Updated

America’s public schools have been blamed for a lot of the nation’s problems over the years, but the new documentary “Waiting For Superman” adds a new and shocking charge.

After recounting the dismal performance of an inner-city high school, the speaker, an aggressive promoter of charter schools, looks into the camera and proclaims, “This is the damage that this school has done to this neighborhood.” Let’s be perfectly clear, schools reflect the health and vitality of the communities they serve. Claiming that bad schools cause bad communities is an Orwellian twist of logic that boggles the mind.

Don’t get me wrong, as a businessman who spent the last twenty years working to increase student success, I applaud any constructive attempt to restructure our schools; the prevailing system was designed two hundred years ago to select and sort young people for a society that no longer exists. It must be changed.

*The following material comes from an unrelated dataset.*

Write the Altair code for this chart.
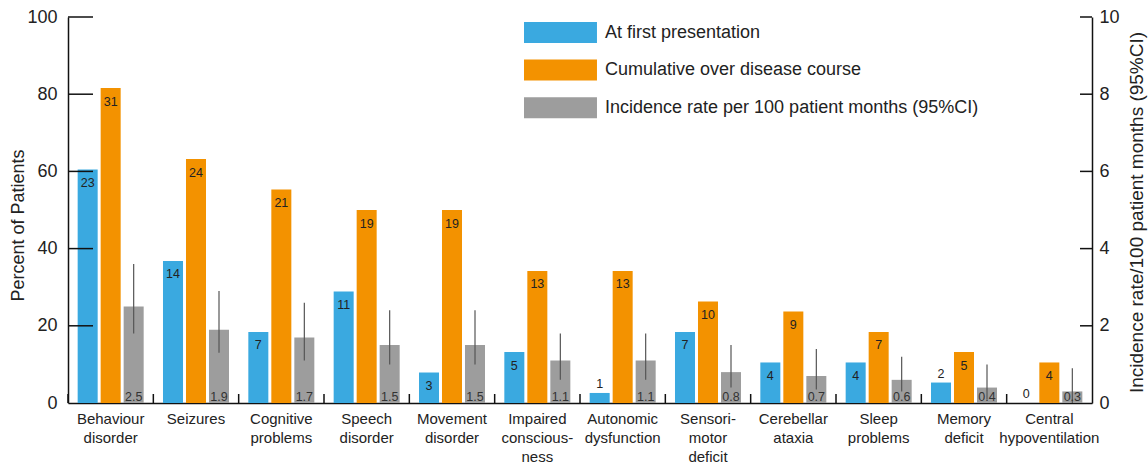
import altair as alt
import pandas as pd

categories = ["Behaviour\ndisorder", "Seizures", "Cognitive\nproblems", "Speech\ndisorder",
              "Movement\ndisorder", "Impaired\nconscious-\nness", "Autonomic\ndysfunction",
              "Sensori-\nmotor\ndeficit", "Cerebellar\nataxia", "Sleep\nproblems",
              "Memory\ndeficit", "Central\nhypoventilation"]
series_names = ["At first presentation", "Cumulative over disease course",
                "Incidence rate per 100 patient months (95%CI)"]
series_colors = ["#3AA9E0", "#F39200", "#9D9D9D"]

first_pct = [60.5, 36.8, 18.4, 28.9, 7.9, 13.2, 2.6, 18.4, 10.5, 10.5, 5.3, 0.0]
first_n = [23, 14, 7, 11, 3, 5, 1, 7, 4, 4, 2, 0]
cum_pct = [81.6, 63.2, 55.3, 50.0, 50.0, 34.2, 34.2, 26.3, 23.7, 18.4, 13.2, 10.5]
cum_n = [31, 24, 21, 19, 19, 13, 13, 10, 9, 7, 5, 4]
rate = [2.5, 1.9, 1.7, 1.5, 1.5, 1.1, 1.1, 0.8, 0.7, 0.6, 0.4, 0.3]
ci_low = [1.8, 1.3, 1.1, 1.0, 1.0, 0.6, 0.6, 0.4, 0.35, 0.3, 0.1, 0.0]
ci_high = [3.6, 2.9, 2.6, 2.4, 2.4, 1.8, 1.8, 1.5, 1.4, 1.2, 1.0, 0.9]

left_ticks = [20, 40, 60, 80, 100]
right_ticks = [2, 4, 6, 8, 10]

W, H = 1024, 386

pct_rows = []
for i, c in enumerate(categories):
    pct_rows.append({"cat": c, "series": series_names[0], "pct": first_pct[i], "n": first_n[i]})
    pct_rows.append({"cat": c, "series": series_names[1], "pct": cum_pct[i], "n": cum_n[i]})
df_pct = pd.DataFrame(pct_rows)

df_rate = pd.DataFrame({"cat": categories, "series": series_names[2], "rate": rate,
                        "lo": ci_low, "hi": ci_high})
df_lt = pd.DataFrame({"v": left_ticks})
df_rt = pd.DataFrame({"v": right_ticks})
df_cat = pd.DataFrame({"cat": categories})

xscale = alt.Scale(domain=categories, paddingInner=0, paddingOuter=0)
x_ax = alt.Axis(labelExpr="split(datum.label, '\\n')", labelFontSize=15,
                labelLineHeight=19, labelBaseline="top", labelPadding=8.5,
                labelAngle=0, ticks=False, domainColor="#111", domainWidth=1.5,
                labelColor="#222", labelOverlap=False, labelLimit=0, title=None)


def X(**kw):
    return alt.X("cat:N", sort=categories, scale=xscale, axis=x_ax, title=None, **kw)


xoff = alt.XOffset("series:N", scale=alt.Scale(domain=series_names, paddingInner=0.13,
                                               paddingOuter=0.42))
color = alt.Color("series:N", scale=alt.Scale(domain=series_names, range=series_colors),
                  legend=alt.Legend(title=None, orient="none", legendX=456, legendY=5,
                                    symbolType="M-1,-1L5.95,-1L5.95,1L-1,1Z", symbolSize=441,
                                    symbolStrokeWidth=0, labelFontSize=18, labelOffset=60,
                                    rowPadding=16.6, labelColor="#222", labelLimit=0,
                                    padding=0))

yl_scale = alt.Scale(domain=[0, 100])
yr_scale = alt.Scale(domain=[0, 10])
yl_title = "Percent of Patients"
yr_title = "Incidence rate/100 patient months (95%CI)"
yl_ax = alt.Axis(values=[0, 20, 40, 60, 80, 100], ticks=False, grid=False,
                 labelFontSize=18, labelPadding=11, labelColor="#222",
                 domainColor="#111", domainWidth=1.5,
                 title=yl_title, titleFontSize=18,
                 titleFontWeight="normal", titleAngle=270, titleX=-45, titleY=208,
                 titleBaseline="alphabetic", titleAlign="center", titleColor="#222")
yr_ax = alt.Axis(orient="right", values=[0, 2, 4, 6, 8, 10], ticks=False, grid=False,
                 labelFontSize=18, labelPadding=7, labelColor="#222",
                 domainColor="#111", domainWidth=1.5,
                 title=yr_title, titleFontSize=19,
                 titleFontWeight="normal", titleAngle=270, titleX=50, titleY=195,
                 titleBaseline="alphabetic", titleAlign="center", titleColor="#222")


def YL(field):
    return alt.Y(field, scale=yl_scale, axis=yl_ax, title=yl_title)


def YR(field):
    return alt.Y(field, scale=yr_scale, axis=yr_ax, title=yr_title)


bars_left = alt.Chart(df_pct).mark_bar().encode(
    x=X(), xOffset=xoff, color=color, y=YL("pct:Q"))
text_in = alt.Chart(df_pct).transform_filter("datum.pct >= 6").mark_text(
    baseline="top", dy=7.5, fontSize=12.5, color="#222").encode(
    x=X(), xOffset=xoff, y=YL("pct:Q"), text="n:Q")
text_above = alt.Chart(df_pct).transform_filter("datum.pct < 6").mark_text(
    baseline="bottom", dy=-2, fontSize=12.5, color="#222").encode(
    x=X(), xOffset=xoff, y=YL("pct:Q"), text="n:Q")
lt_rules = alt.Chart(df_lt).mark_rule(color="#111", strokeWidth=1.5).encode(
    y=YL("v:Q"), x=alt.value(0), x2=alt.value(25))
sep_rules = alt.Chart(df_cat).mark_rule(color="#111", strokeWidth=1.5).encode(
    x=X(bandPosition=0), y=alt.value(H), y2=alt.value(H - 9))

left = alt.layer(bars_left, text_in, text_above, lt_rules, sep_rules)

bars_right = alt.Chart(df_rate).mark_bar().encode(
    x=X(), xOffset=xoff, color=color, y=YR("rate:Q"))
err = alt.Chart(df_rate).mark_rule(color="#555", strokeWidth=1.2).encode(
    x=X(), xOffset=xoff, y=YR("lo:Q"), y2="hi:Q")
text_gray = alt.Chart(df_rate).mark_text(baseline="alphabetic", dy=-2, fontSize=12.5,
                                         color="#333").encode(
    x=X(), xOffset=xoff, y=alt.Y(datum=0, scale=yr_scale, axis=yr_ax, title=yr_title),
    text=alt.Text("rate:Q", format=".1f"))
rt_rules = alt.Chart(df_rt).mark_rule(color="#111", strokeWidth=1.5).encode(
    y=YR("v:Q"), x=alt.value(W - 12), x2=alt.value(W))

right = alt.layer(bars_right, err, text_gray, rt_rules)

chart = alt.layer(left, right).resolve_scale(y="independent").properties(
    width=W, height=H,
    autosize=alt.AutoSizeParams(type="none"),
    padding={"left": 68, "top": 17, "right": 56, "bottom": 61},
).configure(font="Liberation Sans").configure_view(stroke=None)

chart.save("out.html", embed_options={"renderer": "svg", "actions": False})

But using statistics out of context, making false comparisons, and reporting test results in the worst possible light is definitely not a constructive path to progress. It’s practicing school bashing as a blood sport.

Rather than tackle the core problems of a system designed to leave children behind, today’s critics have launched a campaign to annihilate the emotional and intellectual ties that bind the American people to their public schools. And it’s working.

Ten years ago, I would have bet good money that we would never see national education standards. Now it appears that the imposition of standards—whether through extortion or edict—is a given.

In a direct attack on local control, high-profile CEOs call for the creation of seventy super-districts: one per state, and twenty for the largest cities. This unprecedented shift of power from the community to a centralized policy elite is not only anti-democratic, it ignores one of the cardinal truths of school governance: the farther the decision-maker is from the child, the dumber the decision gets.

To those who claim that the world has become too complex for local governance, I argue that the quintessential American thing to do is to inform the people, not strip them of their control. And that’s what we must do.

We must initiate and maintain a positive, ongoing discussion between educators and the people of the communities they serve. I call the process The Great Conversation. The action steps require no new money; they can be implemented with existing personnel.

The hallmark of The Great Conversation is its change in venue: it takes place on the community’s turf at the community’s convenience. We can no longer afford to invite the public into the school for “important” meetings only to attract the same twelve people and the one weirdo who always shows up. We must go deep into the fabric of the local community. We must heal the damage caused by years of viral negativity, and, at the same time, increase community support for our schools. The Great Conversation is designed to help us accomplish these goals, and now is the time to act.

Pernicious social trends, a struggling economy, and cheap shots from Hollywood notwithstanding, conditions are finally right for educators and the people of their communities—with and without children in school—to join together in common purpose to create schools that unfold the full potential of every child. Not just because it’s right, but because it’s necessary.

Public education has never been more important, and this is its most hopeful time.